- **Directions for this task**
Return the lines below exactly, from the first line to the line that contains "plt.rcParams['font.family'] = ['Lato', 'DejaVu". Leave out pictures.
>>>>
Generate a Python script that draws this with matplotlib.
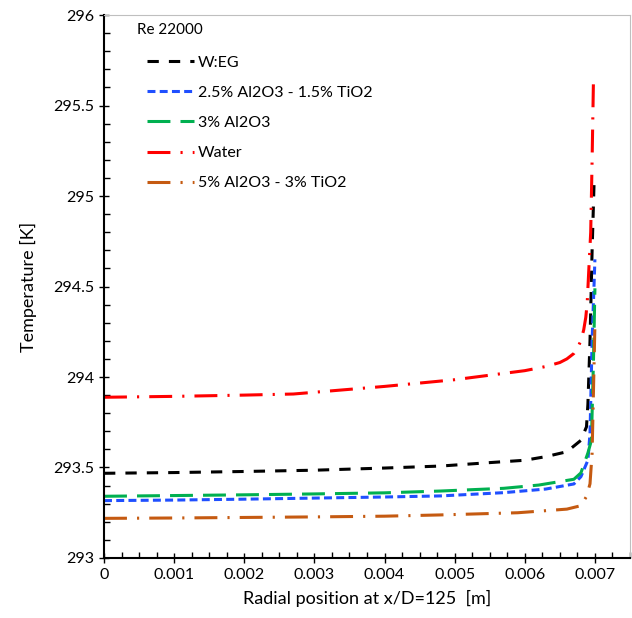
import numpy as np
import matplotlib
matplotlib.use("Agg")
import matplotlib.pyplot as plt
from matplotlib.ticker import MultipleLocator, FormatStrFormatter

plt.rcParams['font.family'] = ['Lato', 'DejaVu Sans']

# valores (posicao radial [m], temperatura [K])
x_weg = [0, 0.001, 0.002, 0.003, 0.004, 0.0048, 0.0055, 0.006, 0.0063, 0.0066,
         0.0068, 0.00688, 0.0069, 0.00693, 0.00696, 0.00699]
t_weg = [293.468, 293.472, 293.478, 293.485, 293.497, 293.508, 293.527, 293.54,
         293.56, 293.587, 293.65, 293.725, 293.85, 294.2, 294.7, 295.1]

x_hib25 = [0, 0.001, 0.002, 0.003, 0.004, 0.0048, 0.0057, 0.0063, 0.0067, 0.0068,
           0.0069, 0.00693, 0.00696, 0.007]
t_hib25 = [293.317, 293.32, 293.325, 293.331, 293.337, 293.343, 293.361, 293.381,
           293.409, 293.449, 293.54, 293.69, 294.2, 294.65]

x_al3 = [0, 0.001, 0.002, 0.003, 0.004, 0.0048, 0.0057, 0.0062, 0.0067, 0.0068,
         0.0069, 0.00695, 0.00698, 0.007]
t_al3 = [293.341, 293.345, 293.349, 293.354, 293.36, 293.37, 293.385, 293.403,
         293.435, 293.47, 293.58, 293.65, 294.1, 294.49]

x_agua = [0, 0.001, 0.002, 0.0027, 0.004, 0.005, 0.006, 0.0063, 0.0065, 0.0066,
          0.0067, 0.00675, 0.0068, 0.00684, 0.00687, 0.00689, 0.00691, 0.00694,
          0.00696, 0.00698]
t_agua = [293.888, 293.893, 293.9, 293.906, 293.948, 293.985, 294.035, 294.058,
          294.08, 294.1, 294.13, 294.16, 294.2, 294.26, 294.33, 294.41, 294.57,
          294.8, 295.2, 295.66]

x_hib5 = [0, 0.001, 0.002, 0.003, 0.004, 0.0048, 0.0059, 0.0066, 0.0068, 0.00688,
          0.00693, 0.00696, 0.007]
t_hib5 = [293.219, 293.221, 293.224, 293.227, 293.231, 293.238, 293.25, 293.27,
          293.289, 293.34, 293.41, 293.58, 294.29]

fig = plt.figure(figsize=(6.32, 6.18), dpi=100)
ax = fig.add_axes([0.1646, 0.0971, 0.8322, 0.8786])

lw = 2.2
ax.plot(x_weg, t_weg, color='black', lw=lw, dashes=(3.7, 3.3), label='W:EG')
ax.plot(x_hib25, t_hib25, color='#1f4fff', lw=lw, dashes=(2.6, 1.4),
        label='2.5% Al2O3 - 1.5% TiO2')
ax.plot(x_al3, t_al3, color='#00b050', lw=lw, dashes=(7.5, 3.3), label='3% Al2O3')
ax.plot(x_agua, t_agua, color='#ff0000', lw=lw, dashes=(7.5, 3.3, 0.7, 3.3),
        label='Water')
ax.plot(x_hib5, t_hib5, color='#c55a11', lw=lw, dashes=(7.5, 3.3, 0.7, 3.3),
        label='5% Al2O3 - 3% TiO2')

ax.set_xlim(0, 0.0075)
ax.set_ylim(293, 296)
ax.xaxis.set_major_locator(MultipleLocator(0.001))
ax.xaxis.set_minor_locator(MultipleLocator(0.00025))
ax.yaxis.set_major_locator(MultipleLocator(0.5))
ax.yaxis.set_minor_locator(MultipleLocator(0.1))
ax.xaxis.set_major_formatter(FormatStrFormatter('%g'))
ax.yaxis.set_major_formatter(FormatStrFormatter('%g'))
ax.tick_params(which='major', direction='inout', length=7, width=1, labelsize=11.5,
               top=False, right=False)
ax.tick_params(which='minor', direction='in', length=4, width=1,
               top=False, right=False)

for s in ['left', 'bottom']:
    ax.spines[s].set_linewidth(1.5)
for s in ['top', 'right']:
    ax.spines[s].set_color('#bfbfbf')
    ax.spines[s].set_linewidth(0.8)

ax.set_xlabel('Radial position at x/D=125  [m]', fontsize=13, labelpad=6)
ax.set_ylabel('Temperature [K]', fontsize=13, labelpad=12)

ax.text(0.063, 0.972, 'Re 22000', transform=ax.transAxes, fontsize=11,
        va='center', ha='left')
ax.legend(loc='upper left', bbox_to_anchor=(0.055, 0.952), frameon=False,
          fontsize=11.5, handlelength=2.9, handletextpad=0.25, labelspacing=1.0)

fig.savefig('out.png', dpi=100)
<<<<
- **Finished answer**
Generate a Python script that draws this with matplotlib.
import numpy as np
import matplotlib
matplotlib.use("Agg")
import matplotlib.pyplot as plt
from matplotlib.ticker import MultipleLocator, FormatStrFormatter

plt.rcParams['font.family'] = ['Lato', 'DejaVu Sans']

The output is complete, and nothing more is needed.